→ **PROBLEM STATEMENT**
Return the listing word for word, as given.

→ **SOURCE EXCERPT**

---

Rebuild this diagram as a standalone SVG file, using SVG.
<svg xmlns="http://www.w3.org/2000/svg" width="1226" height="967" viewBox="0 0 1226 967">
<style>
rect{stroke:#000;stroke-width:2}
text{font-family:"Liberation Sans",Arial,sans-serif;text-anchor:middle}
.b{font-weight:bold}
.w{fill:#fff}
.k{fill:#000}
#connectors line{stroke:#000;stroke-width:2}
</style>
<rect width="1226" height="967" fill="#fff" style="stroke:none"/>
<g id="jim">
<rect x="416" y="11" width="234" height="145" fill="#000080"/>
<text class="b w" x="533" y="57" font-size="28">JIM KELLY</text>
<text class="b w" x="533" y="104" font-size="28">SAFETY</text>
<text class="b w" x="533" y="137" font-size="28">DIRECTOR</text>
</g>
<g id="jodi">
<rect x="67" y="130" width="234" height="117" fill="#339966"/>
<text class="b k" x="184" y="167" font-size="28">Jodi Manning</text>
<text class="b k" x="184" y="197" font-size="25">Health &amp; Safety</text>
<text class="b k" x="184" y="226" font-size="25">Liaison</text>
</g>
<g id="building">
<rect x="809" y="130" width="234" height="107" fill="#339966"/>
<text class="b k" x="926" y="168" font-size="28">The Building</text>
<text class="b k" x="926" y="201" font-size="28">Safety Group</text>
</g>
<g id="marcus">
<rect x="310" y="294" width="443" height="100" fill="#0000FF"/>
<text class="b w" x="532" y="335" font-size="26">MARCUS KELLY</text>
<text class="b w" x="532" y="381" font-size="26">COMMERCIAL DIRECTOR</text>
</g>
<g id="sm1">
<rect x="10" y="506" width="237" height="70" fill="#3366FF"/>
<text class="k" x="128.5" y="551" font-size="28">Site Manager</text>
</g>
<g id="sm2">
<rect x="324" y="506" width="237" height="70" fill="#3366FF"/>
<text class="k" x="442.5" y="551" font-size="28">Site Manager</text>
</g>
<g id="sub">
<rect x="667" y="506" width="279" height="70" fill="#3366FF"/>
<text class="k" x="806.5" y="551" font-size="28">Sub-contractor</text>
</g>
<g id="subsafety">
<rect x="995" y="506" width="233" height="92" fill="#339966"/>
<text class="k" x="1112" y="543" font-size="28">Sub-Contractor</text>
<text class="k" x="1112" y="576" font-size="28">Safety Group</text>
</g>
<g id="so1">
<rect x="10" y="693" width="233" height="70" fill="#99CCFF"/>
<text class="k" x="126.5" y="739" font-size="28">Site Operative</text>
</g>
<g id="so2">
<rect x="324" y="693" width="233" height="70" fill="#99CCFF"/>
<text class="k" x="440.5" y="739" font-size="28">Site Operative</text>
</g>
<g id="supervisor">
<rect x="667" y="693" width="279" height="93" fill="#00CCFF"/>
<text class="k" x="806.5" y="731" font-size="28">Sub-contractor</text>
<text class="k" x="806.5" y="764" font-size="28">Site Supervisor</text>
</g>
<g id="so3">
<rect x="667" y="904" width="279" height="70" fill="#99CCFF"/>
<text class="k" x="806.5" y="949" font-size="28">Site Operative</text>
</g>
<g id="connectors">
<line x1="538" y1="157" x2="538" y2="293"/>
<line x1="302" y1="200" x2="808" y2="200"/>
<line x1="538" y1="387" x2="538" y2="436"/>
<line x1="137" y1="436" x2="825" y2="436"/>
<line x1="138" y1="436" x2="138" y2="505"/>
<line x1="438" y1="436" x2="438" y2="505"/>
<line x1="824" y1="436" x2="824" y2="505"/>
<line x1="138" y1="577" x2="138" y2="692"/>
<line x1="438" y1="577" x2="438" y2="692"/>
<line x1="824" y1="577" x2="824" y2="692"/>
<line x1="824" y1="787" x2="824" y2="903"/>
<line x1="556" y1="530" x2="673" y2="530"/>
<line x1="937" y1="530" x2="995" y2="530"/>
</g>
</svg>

---

→ **SOLVED PROBLEM**
Rebuild this diagram as a standalone SVG file, using SVG.
<svg xmlns="http://www.w3.org/2000/svg" width="1226" height="967" viewBox="0 0 1226 967">
<style>
rect{stroke:#000;stroke-width:2}
text{font-family:"Liberation Sans",Arial,sans-serif;text-anchor:middle}
.b{font-weight:bold}
.w{fill:#fff}
.k{fill:#000}
#connectors line{stroke:#000;stroke-width:2}
</style>
<rect width="1226" height="967" fill="#fff" style="stroke:none"/>
<g id="jim">
<rect x="416" y="11" width="234" height="145" fill="#000080"/>
<text class="b w" x="533" y="57" font-size="28">JIM KELLY</text>
<text class="b w" x="533" y="104" font-size="28">SAFETY</text>
<text class="b w" x="533" y="137" font-size="28">DIRECTOR</text>
</g>
<g id="jodi">
<rect x="67" y="130" width="234" height="117" fill="#339966"/>
<text class="b k" x="184" y="167" font-size="28">Jodi Manning</text>
<text class="b k" x="184" y="197" font-size="25">Health &amp; Safety</text>
<text class="b k" x="184" y="226" font-size="25">Liaison</text>
</g>
<g id="building">
<rect x="809" y="130" width="234" height="107" fill="#339966"/>
<text class="b k" x="926" y="168" font-size="28">The Building</text>
<text class="b k" x="926" y="201" font-size="28">Safety Group</text>
</g>
<g id="marcus">
<rect x="310" y="294" width="443" height="100" fill="#0000FF"/>
<text class="b w" x="532" y="335" font-size="26">MARCUS KELLY</text>
<text class="b w" x="532" y="381" font-size="26">COMMERCIAL DIRECTOR</text>
</g>
<g id="sm1">
<rect x="10" y="506" width="237" height="70" fill="#3366FF"/>
<text class="k" x="128.5" y="551" font-size="28">Site Manager</text>
</g>
<g id="sm2">
<rect x="324" y="506" width="237" height="70" fill="#3366FF"/>
<text class="k" x="442.5" y="551" font-size="28">Site Manager</text>
</g>
<g id="sub">
<rect x="667" y="506" width="279" height="70" fill="#3366FF"/>
<text class="k" x="806.5" y="551" font-size="28">Sub-contractor</text>
</g>
<g id="subsafety">
<rect x="995" y="506" width="233" height="92" fill="#339966"/>
<text class="k" x="1112" y="543" font-size="28">Sub-Contractor</text>
<text class="k" x="1112" y="576" font-size="28">Safety Group</text>
</g>
<g id="so1">
<rect x="10" y="693" width="233" height="70" fill="#99CCFF"/>
<text class="k" x="126.5" y="739" font-size="28">Site Operative</text>
</g>
<g id="so2">
<rect x="324" y="693" width="233" height="70" fill="#99CCFF"/>
<text class="k" x="440.5" y="739" font-size="28">Site Operative</text>
</g>
<g id="supervisor">
<rect x="667" y="693" width="279" height="93" fill="#00CCFF"/>
<text class="k" x="806.5" y="731" font-size="28">Sub-contractor</text>
<text class="k" x="806.5" y="764" font-size="28">Site Supervisor</text>
</g>
<g id="so3">
<rect x="667" y="904" width="279" height="70" fill="#99CCFF"/>
<text class="k" x="806.5" y="949" font-size="28">Site Operative</text>
</g>
<g id="connectors">
<line x1="538" y1="157" x2="538" y2="293"/>
<line x1="302" y1="200" x2="808" y2="200"/>
<line x1="538" y1="387" x2="538" y2="436"/>
<line x1="137" y1="436" x2="825" y2="436"/>
<line x1="138" y1="436" x2="138" y2="505"/>
<line x1="438" y1="436" x2="438" y2="505"/>
<line x1="824" y1="436" x2="824" y2="505"/>
<line x1="138" y1="577" x2="138" y2="692"/>
<line x1="438" y1="577" x2="438" y2="692"/>
<line x1="824" y1="577" x2="824" y2="692"/>
<line x1="824" y1="787" x2="824" y2="903"/>
<line x1="556" y1="530" x2="673" y2="530"/>
<line x1="937" y1="530" x2="995" y2="530"/>
</g>
</svg>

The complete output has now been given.